++++ COLLECTED MATERIAL

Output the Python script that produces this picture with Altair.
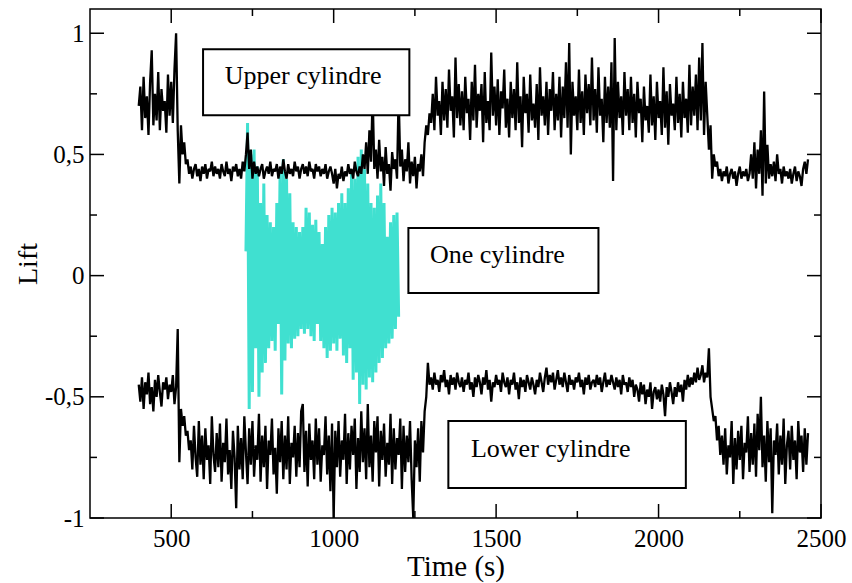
import altair as alt
import pandas as pd

# ---------------- data ----------------
T_START = 400      # s, first sample of the black series
T_STEP = 5         # s, sampling step
CYAN_START = 730   # s, first sample of the single-cylinder series

upper_lift = [
    0.70, 0.78, 0.60, 0.82, 0.65, 0.74, 0.58, 0.80, 0.93, 0.62,
    0.75, 0.64, 0.84, 0.60, 0.77, 0.68, 0.72, 0.59, 0.83, 0.66,
    0.80, 0.63, 0.85, 1.00, 0.60, 0.38, 0.62, 0.50, 0.55, 0.46,
    0.48, 0.42, 0.45, 0.40, 0.44, 0.46, 0.41, 0.44, 0.39, 0.45,
    0.42, 0.46, 0.40, 0.44, 0.43, 0.47, 0.41, 0.45, 0.42, 0.44,
    0.40, 0.46, 0.43, 0.41, 0.47, 0.42, 0.44, 0.39, 0.45, 0.43,
    0.46, 0.41, 0.44, 0.40, 0.47, 0.43, 0.50, 0.59, 0.44, 0.52,
    0.40, 0.47, 0.42, 0.45, 0.41, 0.44, 0.46, 0.40, 0.43, 0.45,
    0.42, 0.47, 0.41, 0.44, 0.43, 0.46, 0.40, 0.45, 0.42, 0.48,
    0.43, 0.40, 0.46, 0.42, 0.44, 0.41, 0.47, 0.43, 0.45, 0.40,
    0.44, 0.46, 0.42, 0.45, 0.41, 0.47, 0.43, 0.44, 0.40, 0.46,
    0.43, 0.45, 0.41, 0.44, 0.42, 0.46, 0.40, 0.43, 0.45, 0.42,
    0.38, 0.44, 0.36, 0.42, 0.40, 0.45, 0.39, 0.43, 0.41, 0.46,
    0.42, 0.44, 0.40, 0.47, 0.43, 0.41, 0.45, 0.42, 0.50, 0.44,
    0.55, 0.42, 0.60, 0.47, 0.75, 0.44, 0.52, 0.40, 0.56, 0.43,
    0.49, 0.37, 0.53, 0.42, 0.46, 0.35, 0.51, 0.44, 0.48, 0.40,
    0.75, 0.45, 0.52, 0.39, 0.48, 0.43, 0.55, 0.38, 0.47, 0.41,
    0.49, 0.36, 0.46, 0.43, 0.50, 0.41, 0.55, 0.62, 0.58, 0.67,
    0.63, 0.75, 0.60, 0.82, 0.66, 0.72, 0.58, 0.80, 0.64, 0.77,
    0.61, 0.85, 0.68, 0.74, 0.57, 0.90, 0.65, 0.79, 0.62, 0.76,
    0.60, 0.82, 0.67, 0.73, 0.56, 0.80, 0.64, 0.87, 0.61, 0.75,
    0.68, 0.79, 0.55, 0.84, 0.63, 0.72, 0.60, 0.92, 0.66, 0.78,
    0.62, 0.81, 0.58, 0.76, 0.69, 0.85, 0.61, 0.73, 0.57, 0.80,
    0.65, 0.77, 0.60, 0.88, 0.63, 0.74, 0.53, 0.82, 0.67, 0.75,
    0.59, 0.83, 0.64, 0.71, 0.61, 0.79, 0.56, 0.86, 0.66, 0.74,
    0.62, 0.80, 0.58, 0.77, 0.68, 0.84, 0.60, 0.75, 0.64, 0.82,
    0.57, 0.78, 0.65, 0.88, 0.61, 0.96, 0.50, 0.80, 0.66, 0.74,
    0.60, 0.85, 0.63, 0.76, 0.58, 0.83, 0.67, 0.79, 0.62, 0.90,
    0.64, 0.77, 0.59, 0.86, 0.66, 0.73, 0.55, 0.82, 0.63, 0.78,
    0.61, 0.88, 0.39, 0.98, 0.60, 0.80, 0.65, 0.74, 0.58, 0.84,
    0.66, 0.77, 0.60, 0.82, 0.63, 0.75, 0.57, 0.80, 0.67, 0.73,
    0.55, 0.78, 0.64, 0.70, 0.59, 0.83, 0.62, 0.74, 0.56, 0.80,
    0.65, 0.72, 0.58, 0.86, 0.61, 0.76, 0.54, 0.79, 0.66, 0.71,
    0.60, 0.82, 0.63, 0.75, 0.57, 0.80, 0.65, 0.73, 0.59, 0.87,
    0.62, 0.78, 0.66, 0.83, 0.60, 0.90, 0.64, 0.96, 0.58, 0.80,
    0.66, 0.52, 0.62, 0.40, 0.50, 0.45, 0.47, 0.41, 0.44, 0.39,
    0.43, 0.41, 0.45, 0.38, 0.42, 0.44, 0.40, 0.43, 0.37, 0.42,
    0.45, 0.40, 0.43, 0.41, 0.44, 0.39, 0.42, 0.50, 0.40, 0.55,
    0.36, 0.52, 0.42, 0.60, 0.33, 0.76, 0.38, 0.54, 0.40, 0.46,
    0.41, 0.47, 0.39, 0.50, 0.42, 0.44, 0.38, 0.45, 0.41, 0.43,
    0.40, 0.44, 0.38, 0.42, 0.45, 0.39, 0.43, 0.41, 0.37, 0.44,
    0.47, 0.42, 0.48,
]

lower_lift = [
    -0.45, -0.52, -0.42, -0.55, -0.44, -0.49, -0.40, -0.53, -0.46, -0.56,
    -0.43, -0.50, -0.41, -0.48, -0.54, -0.44, -0.47, -0.42, -0.51, -0.45,
    -0.48, -0.41, -0.53, -0.46, -0.22, -0.77, -0.55, -0.62, -0.58, -0.66,
    -0.64, -0.72, -0.68, -0.80, -0.62, -0.75, -0.83, -0.60, -0.78, -0.66,
    -0.84, -0.63, -0.76, -0.70, -0.86, -0.58, -0.74, -0.81, -0.65, -0.79,
    -0.61, -0.85, -0.69, -0.77, -0.59, -0.82, -0.72, -0.88, -0.64, -0.75,
    -0.96, -0.62, -0.80, -0.67, -0.84, -0.58, -0.73, -0.86, -0.63, -0.78,
    -0.60, -0.83, -0.70, -0.76, -0.57, -0.85, -0.66, -0.79, -0.62, -0.88,
    -0.68, -0.74, -0.59, -0.82, -0.71, -0.90, -0.63, -0.77, -0.60, -0.84,
    -0.66, -0.80, -0.58, -0.86, -0.69, -0.75, -0.62, -0.83, -0.65, -0.79,
    -0.56, -0.53, -0.81, -0.64, -0.87, -0.61, -0.76, -0.68, -0.84, -0.59,
    -0.78, -0.63, -0.85, -0.70, -0.74, -0.58, -0.82, -0.66, -0.89, -0.61,
    -1.00, -0.64, -0.79, -0.60, -0.83, -0.68, -0.76, -0.57, -0.86, -0.65,
    -0.80, -0.62, -0.74, -0.59, -0.88, -0.67, -0.81, -0.56, -0.77, -0.63,
    -0.84, -0.53, -0.79, -0.66, -0.85, -0.60, -0.73, -0.58, -0.87, -0.64,
    -0.76, -0.61, -0.83, -0.69, -0.78, -0.57, -0.86, -0.63, -0.80, -0.67,
    -0.74, -0.59, -0.88, -0.62, -0.81, -0.66, -0.77, -0.60, -0.84, -1.00,
    -0.68, -0.79, -0.63, -0.85, -0.60, -0.73, -0.56, -0.50, -0.36, -0.45,
    -0.42, -0.47, -0.40, -0.45, -0.43, -0.48, -0.41, -0.44, -0.39, -0.46,
    -0.43, -0.49, -0.41, -0.45, -0.42, -0.47, -0.40, -0.44, -0.46, -0.42,
    -0.48, -0.43, -0.45, -0.40, -0.47, -0.44, -0.50, -0.42, -0.46, -0.41,
    -0.44, -0.49, -0.42, -0.45, -0.39, -0.47, -0.43, -0.52, -0.44, -0.46,
    -0.41, -0.45, -0.43, -0.48, -0.40, -0.44, -0.46, -0.42, -0.49, -0.43,
    -0.45, -0.40, -0.47, -0.44, -0.51, -0.42, -0.46, -0.43, -0.48, -0.41,
    -0.44, -0.47, -0.42, -0.45, -0.49, -0.43, -0.46, -0.40, -0.44, -0.48,
    -0.42, -0.38, -0.45, -0.41, -0.44, -0.40, -0.47, -0.43, -0.39, -0.45,
    -0.42, -0.46, -0.40, -0.44, -0.48, -0.41, -0.45, -0.43, -0.47, -0.42,
    -0.44, -0.40, -0.46, -0.43, -0.49, -0.42, -0.45, -0.41, -0.47, -0.44,
    -0.43, -0.46, -0.41, -0.45, -0.42, -0.48, -0.44, -0.40, -0.46, -0.43,
    -0.45, -0.41, -0.44, -0.47, -0.42, -0.46, -0.43, -0.49, -0.41, -0.45,
    -0.44, -0.48, -0.42, -0.46, -0.43, -0.50, -0.45, -0.47, -0.52, -0.44,
    -0.49, -0.45, -0.53, -0.47, -0.50, -0.44, -0.55, -0.48, -0.46, -0.51,
    -0.47, -0.52, -0.45, -0.49, -0.58, -0.46, -0.50, -0.44, -0.48, -0.53,
    -0.46, -0.50, -0.44, -0.48, -0.45, -0.52, -0.43, -0.47, -0.41, -0.46,
    -0.42, -0.45, -0.40, -0.44, -0.38, -0.43, -0.41, -0.37, -0.44, -0.40,
    -0.42, -0.30, -0.50, -0.55, -0.60, -0.58, -0.68, -0.62, -0.74, -0.66,
    -0.78, -0.63, -0.82, -0.70, -0.75, -0.60, -0.86, -0.67, -0.80, -0.64,
    -0.76, -0.62, -0.84, -0.69, -0.73, -0.58, -0.81, -0.65, -0.78, -0.61,
    -0.83, -0.57, -0.72, -0.50, -0.79, -0.66, -0.85, -0.60, -0.77, -0.63,
    -0.98, -0.68, -0.74, -0.61, -0.82, -0.66, -0.78, -0.59, -0.86, -0.70,
    -0.64, -0.80, -0.62, -0.76, -0.68, -0.84, -0.60, -0.73, -0.66, -0.81,
    -0.63, -0.78, -0.65,
]

one_lift = [
    0.10, 0.63, -0.55, 0.50, -0.48, 0.52, -0.30, 0.45, -0.50, 0.30,
    -0.40, 0.38, -0.36, 0.25, -0.30, 0.22, -0.27, 0.20, -0.31, 0.30,
    -0.20, 0.42, -0.49, 0.48, -0.35, 0.40, -0.28, 0.34, -0.30, 0.22,
    -0.26, 0.20, -0.25, 0.18, -0.22, 0.20, -0.24, 0.28, -0.22, 0.26,
    -0.25, 0.21, -0.27, 0.23, -0.20, 0.18, -0.27, 0.13, -0.30, 0.20,
    -0.34, 0.25, -0.31, 0.28, -0.28, 0.26, -0.31, 0.30, -0.26, 0.34,
    -0.33, 0.30, -0.36, 0.36, -0.30, 0.42, -0.43, 0.40, -0.40, 0.49,
    -0.53, 0.52, -0.45, 0.44, -0.47, 0.38, -0.42, 0.30, -0.44, 0.28,
    -0.40, 0.33, -0.36, 0.38, -0.34, 0.30, -0.30, 0.16, -0.28, 0.22,
    -0.26, 0.25, -0.22, 0.26, -0.17,
]

x_major = [500, 1000, 1500, 2000, 2500]
x_minor = [750, 1250, 1750, 2250]
y_major = [-1, -0.5, 0, 0.5, 1]
y_minor = [-0.75, -0.25, 0.25, 0.75]

box_labels = ["Upper cylindre", "One cylindre", "Lower cylindre"]
box_t0 = [598, 1230, 1353]
box_t1 = [1233, 1815, 2084]
box_l0 = [0.662, -0.072, -0.876]
box_l1 = [0.934, 0.196, -0.600]
label_t = [906, 1504, 1668]
label_l = [0.825, 0.085, -0.715]

# ---------------- build tables ----------------
W, H = 731, 509
FONT = "Liberation Serif"

black = pd.DataFrame({
    "t": [T_START + T_STEP * i for i in range(len(upper_lift))]
         + [T_START + T_STEP * i for i in range(len(lower_lift))],
    "lift": upper_lift + lower_lift,
    "series": ["upper"] * len(upper_lift) + ["lower"] * len(lower_lift),
})
cyan = pd.DataFrame({
    "t": [CYAN_START + T_STEP * i for i in range(len(one_lift))],
    "lift": one_lift,
})
boxes = pd.DataFrame({"label": box_labels, "t0": box_t0, "t1": box_t1,
                      "l0": box_l0, "l1": box_l1, "lt": label_t, "ll": label_l})

xs = alt.Scale(domain=[250, 2500], nice=False, zero=False)
ys = alt.Scale(domain=[-1, 1.1], nice=False, zero=False)

x_enc = alt.X("t:Q", scale=xs, title="Time (s)",
              axis=alt.Axis(values=x_major, format="d", ticks=False, domain=False,
                            grid=False, labelFlush=False, labelFont=FONT, labelFontSize=25,
                            labelColor="black", labelPadding=8,
                            titleFont=FONT, titleFontSize=29, titleFontWeight="normal",
                            titleColor="black", titlePadding=1))
y_enc = alt.Y("lift:Q", scale=ys, title="Lift",
              axis=alt.Axis(values=y_major, format=".1~f", ticks=False, domain=False,
                            grid=False, labelFlush=False, labelFont=FONT, labelFontSize=25,
                            labelColor="black", labelPadding=6,
                            labelExpr="replace(replace(datum.label, '.', ','), '\u2212', '-')",
                            titleFont=FONT, titleFontSize=28, titleFontWeight="normal",
                            titleColor="black", titlePadding=2))

cyan_layer = alt.Chart(cyan).mark_line(color="#40E0D0", strokeWidth=3,
                                       strokeJoin="bevel").encode(x=x_enc, y=y_enc)

black_layer = alt.Chart(black).mark_line(color="black", strokeWidth=2.3,
                                         strokeJoin="bevel").encode(
    x=alt.X("t:Q", scale=xs), y=alt.Y("lift:Q", scale=ys), detail="series:N")

box_layer = alt.Chart(boxes).mark_rect(fill="white", stroke="black", strokeWidth=2).encode(
    x=alt.X("t0:Q", scale=xs), x2="t1:Q",
    y=alt.Y("l0:Q", scale=ys), y2="l1:Q")

text_layer = alt.Chart(boxes).mark_text(font=FONT, fontSize=26, color="black",
                                        align="center", baseline="middle").encode(
    x=alt.X("lt:Q", scale=xs), y=alt.Y("ll:Q", scale=ys), text="label:N")


def tick_rules(vals, length, orient):
    df = pd.DataFrame({"v": vals})
    base = alt.Chart(df).mark_rule(color="black", strokeWidth=1.5)
    if orient == "bottom":
        return base.encode(x=alt.X("v:Q", scale=xs), y=alt.value(H), y2=alt.value(H - length))
    if orient == "top":
        return base.encode(x=alt.X("v:Q", scale=xs), y=alt.value(0), y2=alt.value(length))
    if orient == "left":
        return base.encode(y=alt.Y("v:Q", scale=ys), x=alt.value(0), x2=alt.value(length))
    return base.encode(y=alt.Y("v:Q", scale=ys), x=alt.value(W), x2=alt.value(W - length))


ticks = []
for o in ["bottom", "top"]:
    ticks.append(tick_rules(x_major, 14, o))
    ticks.append(tick_rules(x_minor, 7, o))
for o in ["left", "right"]:
    ticks.append(tick_rules(y_major, 14, o))
    ticks.append(tick_rules(y_minor, 7, o))

chart = alt.layer(cyan_layer, black_layer, box_layer, text_layer, *ticks).properties(
    width=W, height=H,
    autosize=alt.AutoSizeParams(type="none"),
    padding={"left": 90, "top": 9, "right": 31, "bottom": 65},
    background="white",
).configure_view(stroke="black", strokeWidth=1.5)

chart.save("out.html", embed_options={"renderer": "svg", "actions": False})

++++++++

▶ [EXERCISE REQUIREMENTS]: Skip every picture and return the lines above from the top through the one that contains "CYAN_START = 730".

▶ [TASK OUTPUT]:
Output the Python script that produces this picture with Altair.
import altair as alt
import pandas as pd

# ---------------- data ----------------
T_START = 400      # s, first sample of the black series
T_STEP = 5         # s, sampling step
CYAN_START = 730   # s, first sample of the single-cylinder series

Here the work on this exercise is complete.